▶ **Task objective**
In this exercise, return the whole listing exactly, excluding any images.

--- START OF Data excerpt ---

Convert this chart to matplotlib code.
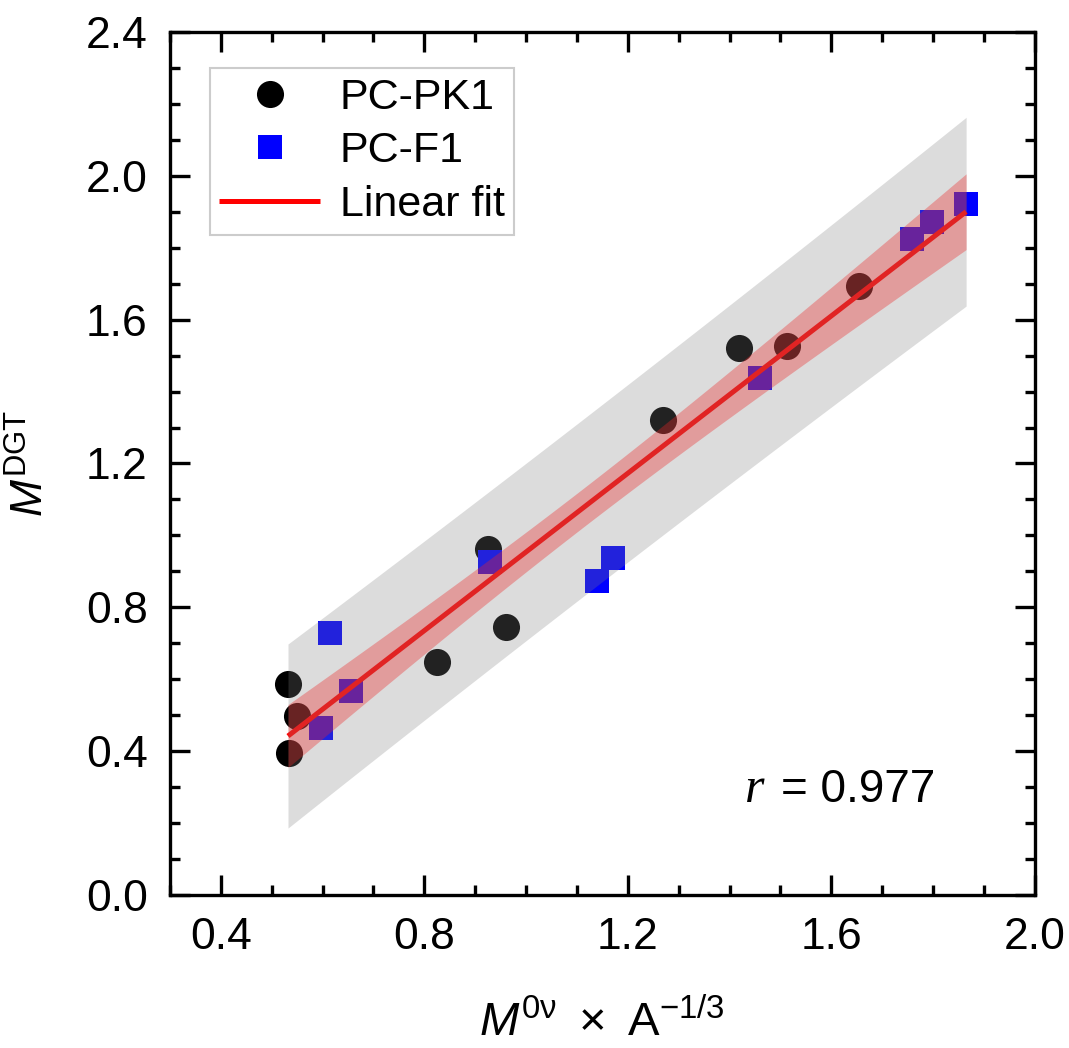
import numpy as np
import matplotlib
matplotlib.use("Agg")
import matplotlib.pyplot as plt
from matplotlib.ticker import MultipleLocator

# data
pk1_x = [0.532, 0.550, 0.534, 0.825, 0.925, 0.960, 1.269, 1.418, 1.513, 1.654]
pk1_y = [0.587, 0.498, 0.395, 0.648, 0.962, 0.745, 1.321, 1.521, 1.527, 1.694]
f1_x = [0.614, 0.656, 0.597, 0.929, 1.139, 1.171, 1.460, 1.758, 1.798, 1.865]
f1_y = [0.729, 0.567, 0.464, 0.926, 0.873, 0.937, 1.438, 1.824, 1.872, 1.922]
r_text = "0.977"
t_975 = 2.101  # t quantile, 18 dof

plt.rcParams['font.family'] = ['Liberation Sans', 'DejaVu Sans']
plt.rcParams['mathtext.fontset'] = 'custom'
plt.rcParams['mathtext.rm'] = 'Liberation Sans'
plt.rcParams['mathtext.it'] = 'Liberation Sans:italic'

fig = plt.figure(figsize=(10.69, 10.48), dpi=100)
ax = fig.add_axes([0.159, 0.146, 0.809, 0.8235])

# scatter
ax.plot(pk1_x, pk1_y, 'o', color='black', ms=19.5, mew=0, label='PC-PK1', zorder=2)
ax.plot(f1_x, f1_y, 's', color='#0000ff', ms=17.5, mew=0, label='PC-F1', zorder=2)

# linear fit with confidence / prediction bands
x_all = np.array(pk1_x + f1_x)
y_all = np.array(pk1_y + f1_y)
n = len(x_all)
slope, icpt = np.polyfit(x_all, y_all, 1)
resid = y_all - (slope * x_all + icpt)
s = np.sqrt(np.sum(resid ** 2) / (n - 2))
xm = x_all.mean()
sxx = np.sum((x_all - xm) ** 2)
xx = np.linspace(x_all.min(), x_all.max(), 200)
yy = slope * xx + icpt
conf = t_975 * s * np.sqrt(1.0 / n + (xx - xm) ** 2 / sxx)
pred = t_975 * s * np.sqrt(1 + 1.0 / n + (xx - xm) ** 2 / sxx)

ax.plot(xx, yy, color='#ff0000', lw=3.6, label='Linear fit', zorder=3, solid_capstyle='butt')
ax.fill_between(xx, yy - pred, yy + pred, color=(126 / 255, 126 / 255, 126 / 255), alpha=0.27, lw=0, zorder=4)
ax.fill_between(xx, yy - conf, yy + conf, color=(237 / 255, 37 / 255, 37 / 255), alpha=0.35, lw=0, zorder=5)

# axes
ax.set_xlim(0.3, 2.0)
ax.set_ylim(0.0, 2.4)
ax.xaxis.set_minor_locator(MultipleLocator(0.1))
ax.yaxis.set_major_locator(MultipleLocator(0.4))
ax.yaxis.set_minor_locator(MultipleLocator(0.1))
ax.set_xticks([0.4, 0.8, 1.2, 1.6, 2.0])
ax.set_xticklabels(['0.4', '0.8', '1.2', '1.6', '2.0'])
ax.tick_params(which='both', direction='in', top=True, right=True, width=2.4, labelsize=32)
ax.tick_params(which='major', length=14.5, pad=16)
ax.tick_params(which='minor', length=7)
for sp in ax.spines.values():
    sp.set_linewidth(2.4)

ax.set_xlabel(r'$\mathit{M}^{\mathrm{0\nu}}\ \times\ \mathrm{A}^{-1/3}$', fontsize=34, labelpad=30)
ax.set_ylabel(r'$\mathit{M}^{\mathrm{DGT}}$', fontsize=32, labelpad=24)

# r annotation
ax.text(0.688, 0.122, 'r', transform=ax.transAxes, fontsize=36, family='Liberation Serif',
        style='italic', ha='right', va='center')
ax.text(0.706, 0.122, '= ' + r_text, transform=ax.transAxes, fontsize=33, ha='left', va='center')

leg = ax.legend(loc='upper left', bbox_to_anchor=(0.046, 0.958), borderaxespad=0, fontsize=31,
                handlelength=2.35, handletextpad=0.45, labelspacing=0.32, borderpad=0.22,
                fancybox=False, framealpha=1, edgecolor='#cccccc')
leg.get_frame().set_linewidth(1.5)

fig.savefig('out.png', dpi=100)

--- END OF Data excerpt ---

▶ **Output for this task**
Convert this chart to matplotlib code.
import numpy as np
import matplotlib
matplotlib.use("Agg")
import matplotlib.pyplot as plt
from matplotlib.ticker import MultipleLocator

# data
pk1_x = [0.532, 0.550, 0.534, 0.825, 0.925, 0.960, 1.269, 1.418, 1.513, 1.654]
pk1_y = [0.587, 0.498, 0.395, 0.648, 0.962, 0.745, 1.321, 1.521, 1.527, 1.694]
f1_x = [0.614, 0.656, 0.597, 0.929, 1.139, 1.171, 1.460, 1.758, 1.798, 1.865]
f1_y = [0.729, 0.567, 0.464, 0.926, 0.873, 0.937, 1.438, 1.824, 1.872, 1.922]
r_text = "0.977"
t_975 = 2.101  # t quantile, 18 dof

plt.rcParams['font.family'] = ['Liberation Sans', 'DejaVu Sans']
plt.rcParams['mathtext.fontset'] = 'custom'
plt.rcParams['mathtext.rm'] = 'Liberation Sans'
plt.rcParams['mathtext.it'] = 'Liberation Sans:italic'

fig = plt.figure(figsize=(10.69, 10.48), dpi=100)
ax = fig.add_axes([0.159, 0.146, 0.809, 0.8235])

# scatter
ax.plot(pk1_x, pk1_y, 'o', color='black', ms=19.5, mew=0, label='PC-PK1', zorder=2)
ax.plot(f1_x, f1_y, 's', color='#0000ff', ms=17.5, mew=0, label='PC-F1', zorder=2)

# linear fit with confidence / prediction bands
x_all = np.array(pk1_x + f1_x)
y_all = np.array(pk1_y + f1_y)
n = len(x_all)
slope, icpt = np.polyfit(x_all, y_all, 1)
resid = y_all - (slope * x_all + icpt)
s = np.sqrt(np.sum(resid ** 2) / (n - 2))
xm = x_all.mean()
sxx = np.sum((x_all - xm) ** 2)
xx = np.linspace(x_all.min(), x_all.max(), 200)
yy = slope * xx + icpt
conf = t_975 * s * np.sqrt(1.0 / n + (xx - xm) ** 2 / sxx)
pred = t_975 * s * np.sqrt(1 + 1.0 / n + (xx - xm) ** 2 / sxx)

ax.plot(xx, yy, color='#ff0000', lw=3.6, label='Linear fit', zorder=3, solid_capstyle='butt')
ax.fill_between(xx, yy - pred, yy + pred, color=(126 / 255, 126 / 255, 126 / 255), alpha=0.27, lw=0, zorder=4)
ax.fill_between(xx, yy - conf, yy + conf, color=(237 / 255, 37 / 255, 37 / 255), alpha=0.35, lw=0, zorder=5)

# axes
ax.set_xlim(0.3, 2.0)
ax.set_ylim(0.0, 2.4)
ax.xaxis.set_minor_locator(MultipleLocator(0.1))
ax.yaxis.set_major_locator(MultipleLocator(0.4))
ax.yaxis.set_minor_locator(MultipleLocator(0.1))
ax.set_xticks([0.4, 0.8, 1.2, 1.6, 2.0])
ax.set_xticklabels(['0.4', '0.8', '1.2', '1.6', '2.0'])
ax.tick_params(which='both', direction='in', top=True, right=True, width=2.4, labelsize=32)
ax.tick_params(which='major', length=14.5, pad=16)
ax.tick_params(which='minor', length=7)
for sp in ax.spines.values():
    sp.set_linewidth(2.4)

ax.set_xlabel(r'$\mathit{M}^{\mathrm{0\nu}}\ \times\ \mathrm{A}^{-1/3}$', fontsize=34, labelpad=30)
ax.set_ylabel(r'$\mathit{M}^{\mathrm{DGT}}$', fontsize=32, labelpad=24)

# r annotation
ax.text(0.688, 0.122, 'r', transform=ax.transAxes, fontsize=36, family='Liberation Serif',
        style='italic', ha='right', va='center')
ax.text(0.706, 0.122, '= ' + r_text, transform=ax.transAxes, fontsize=33, ha='left', va='center')

leg = ax.legend(loc='upper left', bbox_to_anchor=(0.046, 0.958), borderaxespad=0, fontsize=31,
                handlelength=2.35, handletextpad=0.45, labelspacing=0.32, borderpad=0.22,
                fancybox=False, framealpha=1, edgecolor='#cccccc')
leg.get_frame().set_linewidth(1.5)

fig.savefig('out.png', dpi=100)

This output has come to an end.